Çünkü bu ziyaretten kısa süre sonra toplanan Milli Güvenlik Kurulu, “Suriye ve Irak’ta bilhassa son dönemde müşahede edilen gelişmelerin, DEAŞ terör örgütü ile mücadele kisvesi altında PKK/KCK-PYD/YPG’yi helikopter de dahil, her türlü imkan ve kabiliyetle teçhiz etmeyi sürdüren aktörlerin asıl niyetinin anlaşılmasına bir kez daha vesile olduğu kaydedilmiştir” dedi. Bu cümlenin hedefinde adı zikredilmese de ABD ve NATO olduğunu her okur-yazar kişi anlayacaktır. Kalın ziyaretinin yarattığı düş kırıklığı içinde Erdoğan yönetimi ABD’ye kızgın. Son bir umut, Finlandiya’nın NATO üyeliğine meclis onayını sağlayarak her şeye rağmen iyi niyet gösterisi yapmaktan da geri durmuyor.

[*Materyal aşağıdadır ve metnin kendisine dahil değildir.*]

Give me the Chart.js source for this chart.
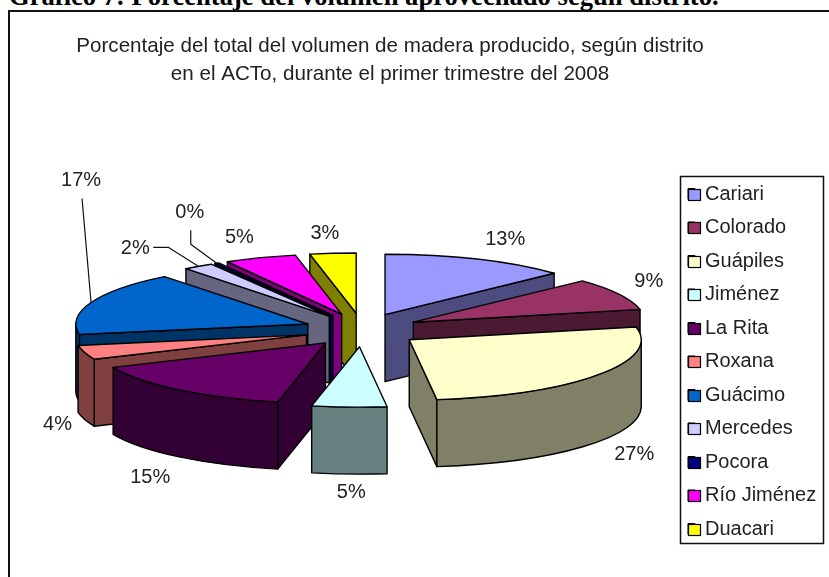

Erdoğan’ın MGK toplantısı bağlamında yaptığı açıklamalar ise bilinç-akışı tarzı edebi sayıklamaları çağrıştırıyordu. Cumhurbaşkanı, “Türkiye’yi Rusya’yla savaştan koruduk” şeklindeki dışişleri ifadesinin üzerine hemen “Aileyi koruyucu tedbirler alacağız” şeklinde bir içişleri bindiriyor ve ardından yine dışişlerine dönerek “bunlara kalsa Rusya’ya savaş açacaklar” diyor ve “Suriyelileri kimseye yedirmem” gibi ani bir ilham patlamasıyla sözlerini tamamlıyordu. MGK toplantısına bakıldığında, bu başlıklardan bazılarının kararlarda bulunduğu görülürken, diğerlerinin de içeride sohbetlerde konuşulduğu anlaşılıyor; ya da içişleri ve dışişleri metinlerinin prompterları karışmış olabilir.
Sonuçta, dörtlü zirve yaparak “Suriye’yi de biz kurtarıyoruz” diyebilme umutları suya düşmüş ve F16 hayalleri örselenmiş AKP yönetiminin düşük bir dışişleri profiliyle seçime gitmekten başka çaresi kalmamış görünüyor. Bu hüsranın yarattığı öfke de ‘helikopter’ sembolüyle MGK bildirisine geçiyor. Ama söylemin genelinden, Erdoğan’ın dış politikada bu kez de Türkiye-Rusya savaşını önleme iddiasına tutunacağı anlaşılıyor. Dörtlü zirve ön toplantısının nihayet bu ay başlarında gerçekleşeceği, ardından da Rus dışişleri bakanı Lavrov’un Ankara’yı ziyaret edeceği ilan ediliyor. Hatta seçim öncesi Putin’in bile gelebileceği konuşuluyor. Erdoğan’ın dış politika dönüşlerini izleyenler, ABD’yi ‘kıskandırmak’ için yapılan bu tür manevralara artık pek önem vermiyorlar; muhtemelen bunlara ABD dışişleri de dahil.
Bütün bu son dakika gelişmeler arasında Yunanistan’la gerginliğin düştüğüne dair belirtiler, barışsever kesimler açısından en olumlu gelişme. Yunanistan savunma bakanının Hatay’a bir ziyarette bulunacağı duyuruldu. Ankara, son birkaç yıldır Akdeniz’de kıta sahanlığı üzerine anlaşmazlık ve Ege adalarının silahlandırılması gibi nedenlerle Yunanistan’a karşı sertlik politikası izliyordu. İki ülke arasındaki ipler, Erdoğan ve Miçotakis arasında “bir gece ansızın” atışmasına kadar gerildi. 6 Şubat depremlerinin ardından ise Yunan medyası, kamuoyu ve kurtarma ekiplerinin gösterdiği empati, buzların erimesine neden olmuş görünüyor.
Dış ilişkilerde ve diplomaside bahar her bakımdan hareketli geçer. Ama belli ki Türkiye ile ilişkilerde dış aktörlerin çoğunluğu için diplomasi baharı, 15 Mayıs sabahı başlayacak.